President Barack Obama on Thursday night released his long-awaited statement on Armenian Remembrance Day, which immediately angered Armenian-Americans because it failed to recognize Armenian genocide as it was expected.
The statement indeed wasn't much different than the ones released in previous years, marking the centennial of 1915 atrocities by calling it a Meds Yeghern, great calamity in other words. "Beginning in 1915, the Armenian people of the Ottoman Empire were deported, massacred, and marched to their deaths. Their culture and heritage in their ancient homeland were erased.
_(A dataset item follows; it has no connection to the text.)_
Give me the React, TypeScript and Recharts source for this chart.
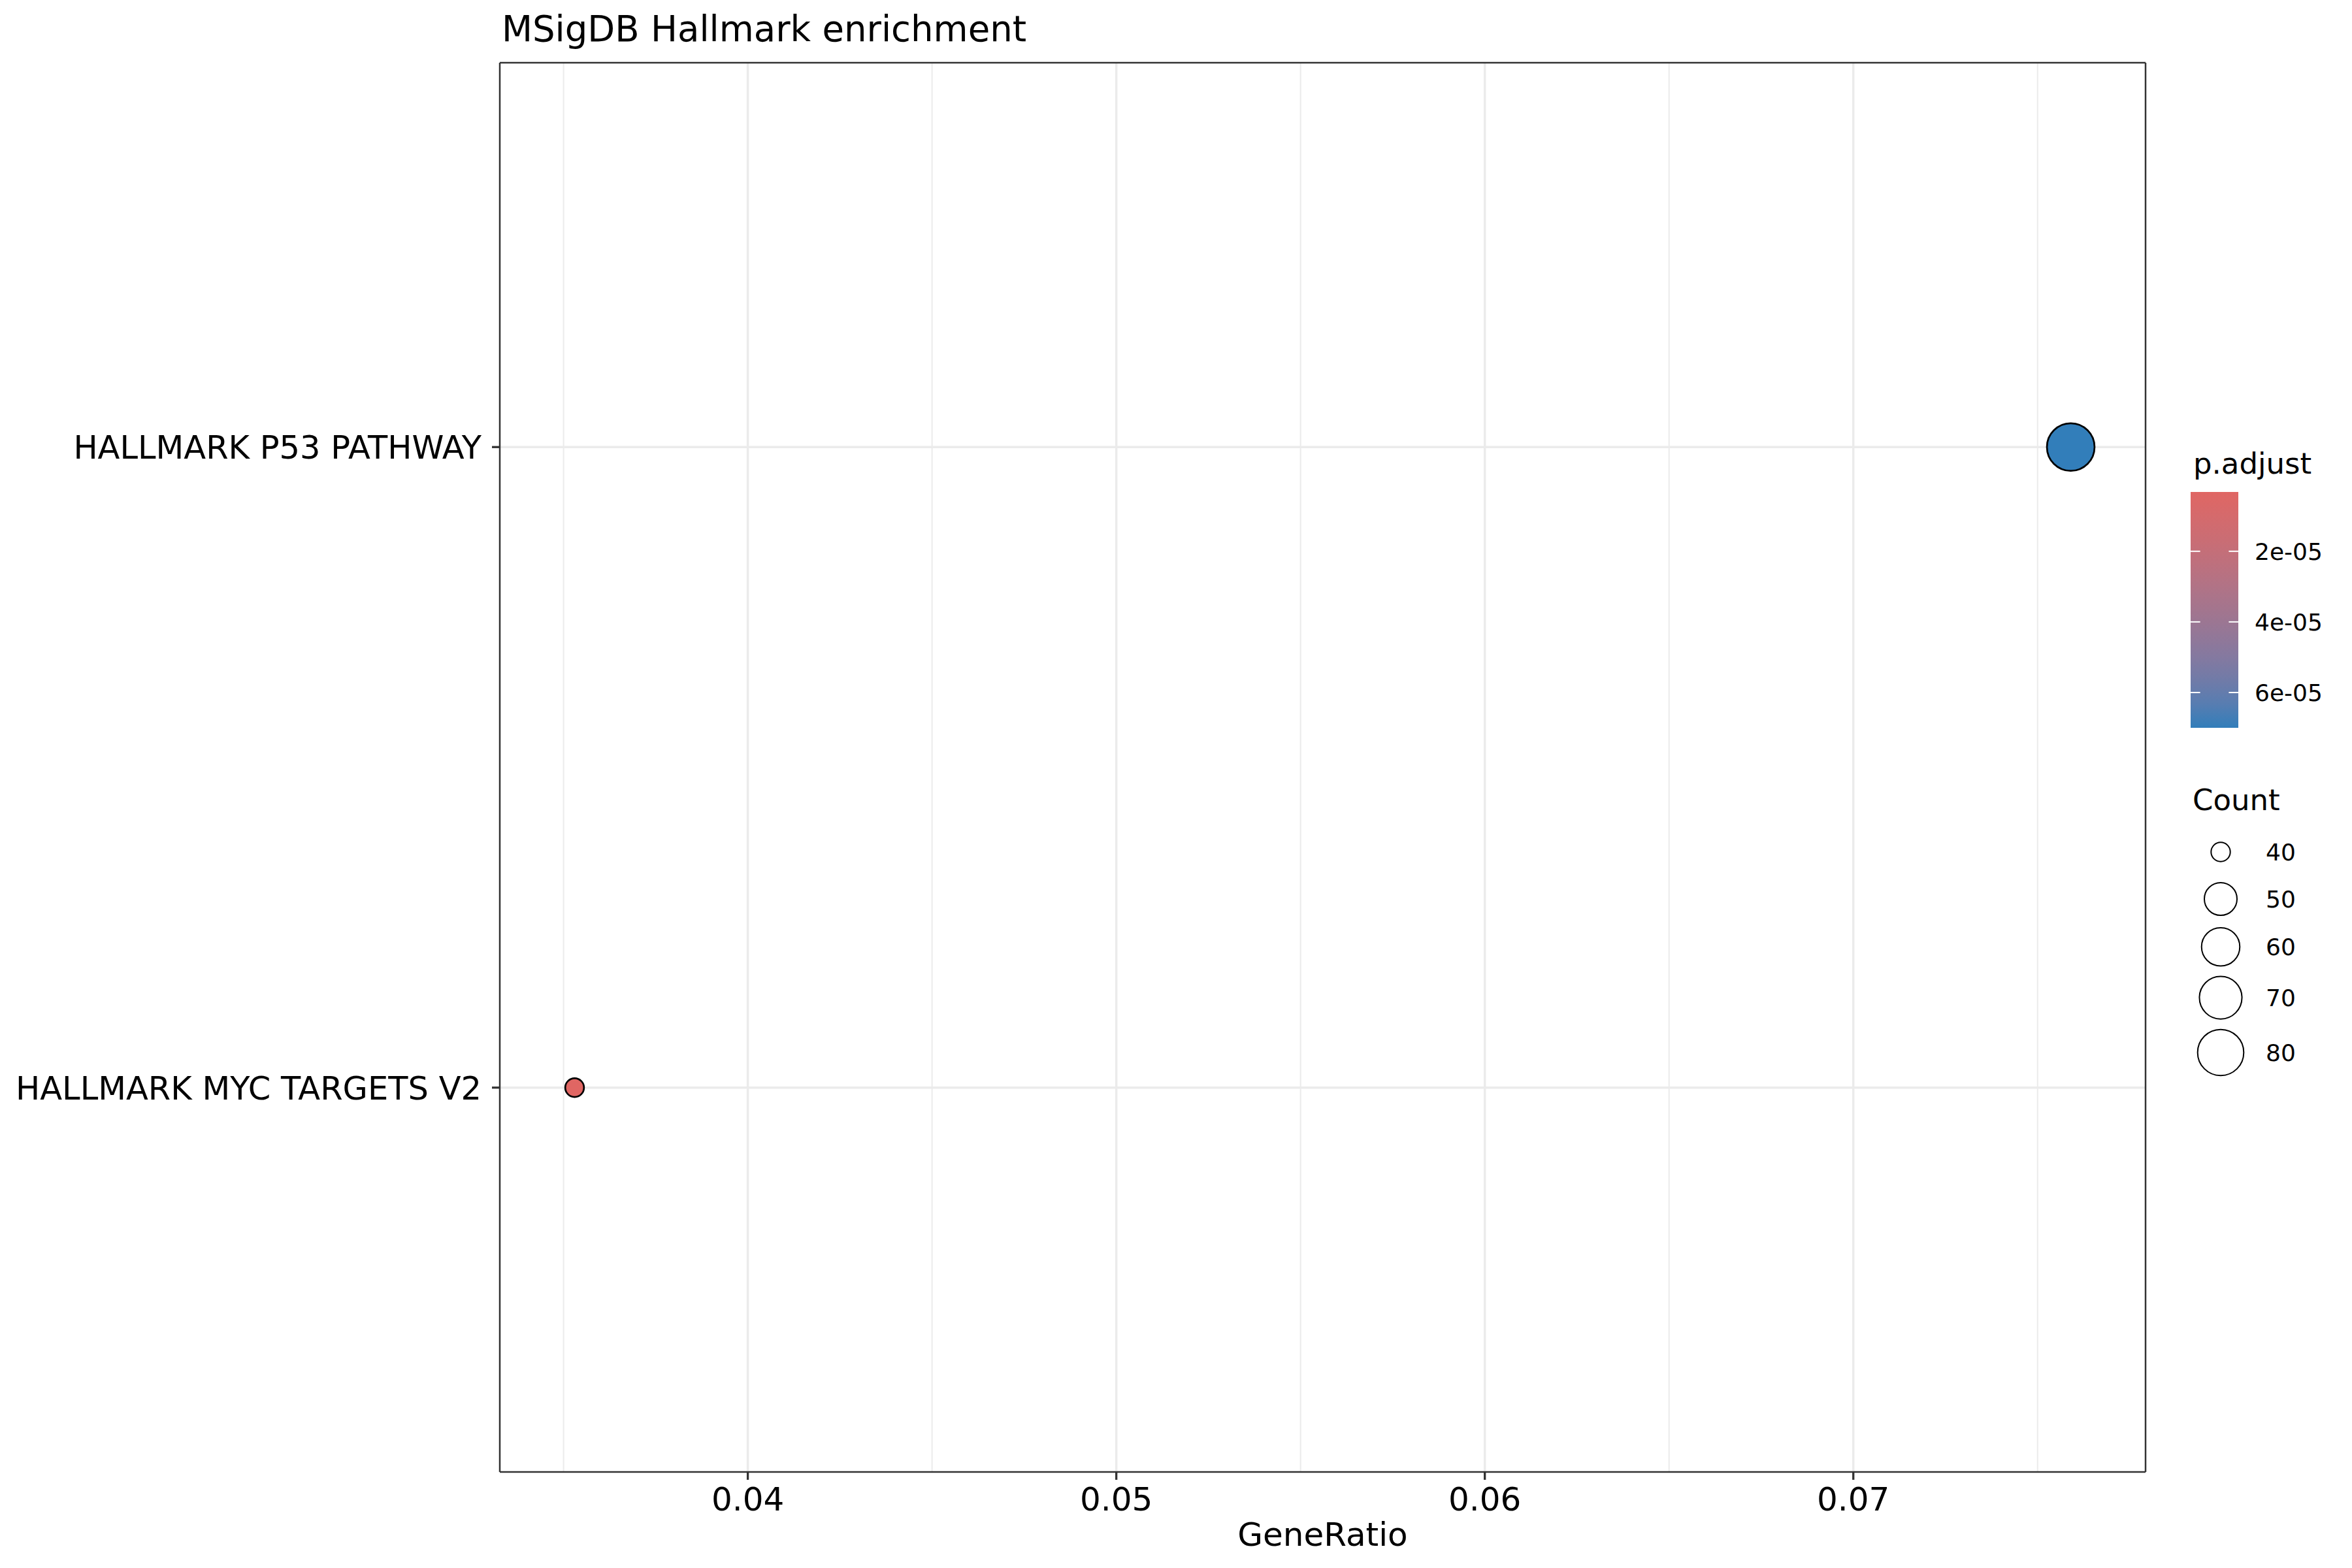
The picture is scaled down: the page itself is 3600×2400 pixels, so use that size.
import {
  Customized,
  ReferenceLine,
  Scatter,
  ScatterChart,
  XAxis,
  YAxis,
} from "recharts";

// enrichment results
const terms = ["HALLMARK MYC TARGETS V2", "HALLMARK P53 PATHWAY"];
const geneRatios = [0.0353, 0.0759];
const counts = [40, 86];
const pAdjust = [3.2e-6, 7.0e-5];

// axis + legend breaks
const xTicks = [0.04, 0.05, 0.06, 0.07];
const xMinorTicks = [0.035, 0.045, 0.055, 0.065, 0.075];
const colorBreaks = [2e-5, 4e-5, 6e-5];
const countBreaks = [40, 50, 60, 70, 80];

const FONT = "DejaVu Sans";
const LOW_COLOR = "#e06663";
const HIGH_COLOR = "#327eba";
const GRID = "#ebebeb";
const BORDER = "#333333";

const rows = terms.map((term, i) => ({
  term,
  pos: i + 1,
  ratio: geneRatios[i],
  count: counts[i],
  p: pAdjust[i],
}));

// ggplot-like 5% expansion of the continuous axis
const xLo = Math.min(...geneRatios);
const xHi = Math.max(...geneRatios);
const xPad = (xHi - xLo) * 0.05;
const xDomain = [xLo - xPad, xHi + xPad];
const yDomain = [0.4, terms.length + 0.6];

// size scale (area-ish, outer radius in px)
const cMin = Math.min(...counts);
const cMax = Math.max(...counts);
const R_MIN = 15.7;
const R_MAX = 37.8;
const sizeScale = (c: number) =>
  R_MIN + (R_MAX - R_MIN) * Math.sqrt(Math.max(0, (c - cMin) / (cMax - cMin)));

// colour scale, interpolated in Lab like scales::seq_gradient_pal
const pMin = Math.min(...pAdjust);
const pMax = Math.max(...pAdjust);

const toLin = (c: number) => {
  const v = c / 255;
  return v <= 0.04045 ? v / 12.92 : ((v + 0.055) / 1.055) ** 2.4;
};
const fromLin = (c: number) => {
  const v = c <= 0.0031308 ? 12.92 * c : 1.055 * c ** (1 / 2.4) - 0.055;
  return Math.round(Math.min(1, Math.max(0, v)) * 255);
};
const hexToLab = (hex: string) => {
  const r = toLin(parseInt(hex.slice(1, 3), 16));
  const g = toLin(parseInt(hex.slice(3, 5), 16));
  const b = toLin(parseInt(hex.slice(5, 7), 16));
  const X = (0.4124 * r + 0.3576 * g + 0.1805 * b) / 0.95047;
  const Y = 0.2126 * r + 0.7152 * g + 0.0722 * b;
  const Z = (0.0193 * r + 0.1192 * g + 0.9505 * b) / 1.08883;
  const f = (t: number) => (t > 0.008856 ? Math.cbrt(t) : 7.787 * t + 16 / 116);
  return [116 * f(Y) - 16, 500 * (f(X) - f(Y)), 200 * (f(Y) - f(Z))];
};
const labToHex = ([L, a, b]: number[]) => {
  const fy = (L + 16) / 116;
  const fx = fy + a / 500;
  const fz = fy - b / 200;
  const inv = (t: number) => (t ** 3 > 0.008856 ? t ** 3 : (t - 16 / 116) / 7.787);
  const X = 0.95047 * inv(fx);
  const Y = inv(fy);
  const Z = 1.08883 * inv(fz);
  const r = fromLin(3.2406 * X - 1.5372 * Y - 0.4986 * Z);
  const g = fromLin(-0.9689 * X + 1.8758 * Y + 0.0415 * Z);
  const bl = fromLin(0.0557 * X - 0.204 * Y + 1.057 * Z);
  return "#" + [r, g, bl].map((v) => v.toString(16).padStart(2, "0")).join("");
};
const lowLab = hexToLab(LOW_COLOR);
const highLab = hexToLab(HIGH_COLOR);
const mix = (t: number) => labToHex(lowLab.map((v, i) => v + (highLab[i] - v) * t));
const colorScale = (p: number) => mix((p - pMin) / (pMax - pMin));

const fmtExp = (v: number) => {
  const [m, e] = v.toExponential(0).split("e");
  const n = Number(e);
  return `${m}e${n < 0 ? "-" : "+"}${String(Math.abs(n)).padStart(2, "0")}`;
};

// layout
const W = 3600;
const H = 2400;
const PLOT = { left: 765, right: 3284, top: 96, bottom: 2253 };
const X_AXIS_H = 60;
const Y_AXIS_W = 60;

function XTick({ x, y, payload }: any) {
  return (
    <text x={x} y={y} dy={45} textAnchor="middle" fontFamily={FONT} fontSize={50} fill="#000">
      {Number(payload.value).toFixed(2)}
    </text>
  );
}

function YTick({ x, y, payload }: any) {
  const label = terms[Math.round(payload.value) - 1] ?? "";
  return (
    <text x={x} y={y} dx={-14} dy={18} textAnchor="end" fontFamily={FONT} fontSize={49.5} fill="#000">
      {label}
    </text>
  );
}

function Dot({ cx, cy, payload }: any) {
  const r = sizeScale(payload.count);
  return (
    <circle
      cx={cx}
      cy={cy}
      r={r - 1.35}
      fill={colorScale(payload.p)}
      stroke="#000"
      strokeWidth={2.7}
    />
  );
}

function Extras() {
  const barX = 3353;
  const barY = 753;
  const barW = 73;
  const barH = 361;
  const stops = Array.from({ length: 11 }, (_, i) => i / 10);

  let y = 1268;
  const keys = countBreaks.map((c) => {
    const r = sizeScale(c);
    const h = Math.max(72, 2 * r + 14);
    const cy = y + h / 2;
    y += h;
    return { c, r, cy };
  });

  return (
    <g>
      <text x={768} y={63} fontFamily={FONT} fontSize={54.5} fill="#000">
        MSigDB Hallmark enrichment
      </text>
      <text
        x={(PLOT.left + PLOT.right) / 2}
        y={2366}
        textAnchor="middle"
        fontFamily={FONT}
        fontSize={50}
        fill="#000"
      >
        GeneRatio
      </text>

      {/* colour bar */}
      <defs>
        <linearGradient id="padj" x1="0" y1="0" x2="0" y2="1">
          {stops.map((t) => (
            <stop key={t} offset={t} stopColor={mix(t)} />
          ))}
        </linearGradient>
      </defs>
      <text x={3357} y={725} fontFamily={FONT} fontSize={45} fill="#000">
        p.adjust
      </text>
      <rect x={barX} y={barY} width={barW} height={barH} fill="url(#padj)" />
      {colorBreaks.map((b) => {
        const ty = barY + ((b - pMin) / (pMax - pMin)) * barH;
        return (
          <g key={b}>
            <line x1={barX} x2={barX + barW / 5} y1={ty} y2={ty} stroke="#fff" strokeWidth={2} />
            <line x1={barX + barW * 0.8} x2={barX + barW} y1={ty} y2={ty} stroke="#fff" strokeWidth={2} />
            <text x={3451} y={ty + 13} fontFamily={FONT} fontSize={36} fill="#000">
              {fmtExp(b)}
            </text>
          </g>
        );
      })}

      {/* size legend */}
      <text x={3356} y={1240} fontFamily={FONT} fontSize={45} fill="#000">
        Count
      </text>
      {keys.map((k) => (
        <g key={k.c}>
          <circle cx={3399} cy={k.cy} r={k.r - 1} fill="none" stroke="#000" strokeWidth={2} />
          <text x={3468} y={k.cy + 13} fontFamily={FONT} fontSize={36} fill="#000">
            {k.c}
          </text>
        </g>
      ))}
    </g>
  );
}

export default function App() {
  return (
    <div style={{ width: W, height: H, background: "#fff" }}>
      <style>{"body{margin:0;background:#fff}"}</style>
      <ScatterChart
        width={W}
        height={H}
        margin={{
          top: PLOT.top,
          left: PLOT.left - Y_AXIS_W,
          right: W - PLOT.right,
          bottom: H - PLOT.bottom - X_AXIS_H,
        }}
      >
        <XAxis
          type="number"
          dataKey="ratio"
          domain={xDomain}
          ticks={xTicks}
          allowDataOverflow
          height={X_AXIS_H}
          axisLine={false}
          tickSize={12}
          tickLine={{ stroke: BORDER, strokeWidth: 3.3 }}
          tick={<XTick />}
          interval={0}
        />
        <YAxis
          type="number"
          dataKey="pos"
          domain={yDomain}
          ticks={rows.map((r) => r.pos)}
          allowDataOverflow
          width={Y_AXIS_W}
          axisLine={false}
          tickSize={12}
          tickLine={{ stroke: BORDER, strokeWidth: 3.3 }}
          tick={<YTick />}
          interval={0}
        />
        {xMinorTicks.map((v) => (
          <ReferenceLine key={`mx${v}`} x={v} stroke={GRID} strokeWidth={2} />
        ))}
        {xTicks.map((v) => (
          <ReferenceLine key={`x${v}`} x={v} stroke={GRID} strokeWidth={3.5} />
        ))}
        {rows.map((r) => (
          <ReferenceLine key={`y${r.pos}`} y={r.pos} stroke={GRID} strokeWidth={3.5} />
        ))}
        <ReferenceLine x={xDomain[0]} stroke={BORDER} strokeWidth={2.5} />
        <ReferenceLine x={xDomain[1]} stroke={BORDER} strokeWidth={2.5} />
        <ReferenceLine y={yDomain[0]} stroke={BORDER} strokeWidth={2.5} />
        <ReferenceLine y={yDomain[1]} stroke={BORDER} strokeWidth={2.5} />
        <Scatter data={rows} shape={<Dot />} isAnimationActive={false} />
        <Customized component={Extras} />
      </ScatterChart>
    </div>
  );
}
Amid horrific violence that saw suffering on all sides, one and a half million Armenians perished. " the statement said.
However, this year's statement had changed a little but owing to increasing Armenian pressure inside and outside the country against Obama administration's reluctance to use the g-word officially.
Obama took a step forward this year to satisfy Armenians by mentioning Pope Francis who famously described 1915 incidents as genocide last week and found himself in a free fallout with Turkish government. "We welcome the expression of views by Pope Francis, Turkish and Armenian historians, and the many others who have sought to shed light on this dark chapter of history. " the statement read.
Although President Obama insisted in the statement that his view had not changed on what occurred in 1915, Armenian National Committee of America (ANCA), was very quick to issue a rebuke over the night against Obama's preference of words not to dissapoint Turks.
"The sad spectacle of President Obama playing word games with genocide, so obviously dodging the truth at the direction of a foreign power, falls beneath the dignity of the American people" said Aram Hamparian, ANCA's Executive Director in a Facebook post.
Turkey and Armenia disagree on what happened during the events that took place between 1915 and 1923, with Armenia saying that 1.5 million people were deliberately killed, and Turkey saying the deaths were a result of deportations and civil strife.
Turkish-Armenian relations have remained strained for decades due to Armenia's constant demand for Turkey to officially accept the Armenian claims of "genocide." Tensions peaked in 1993 when Turkey closed its borders with Armenia in reaction to the war in Nagorno-Karabakh and in support of its close ally Azerbaijan.
Last year, then Prime Minister Recep Tayyip Erdoğan made attempts to thaw tensions between the two countries by issuing a message ahead of the 99th anniversary of the 1915 incidents. In an unprecedented move, Prime Minister Erdoğan extended his condolences to the grandchildren of the Armenians who lost their lives in the 1915 events.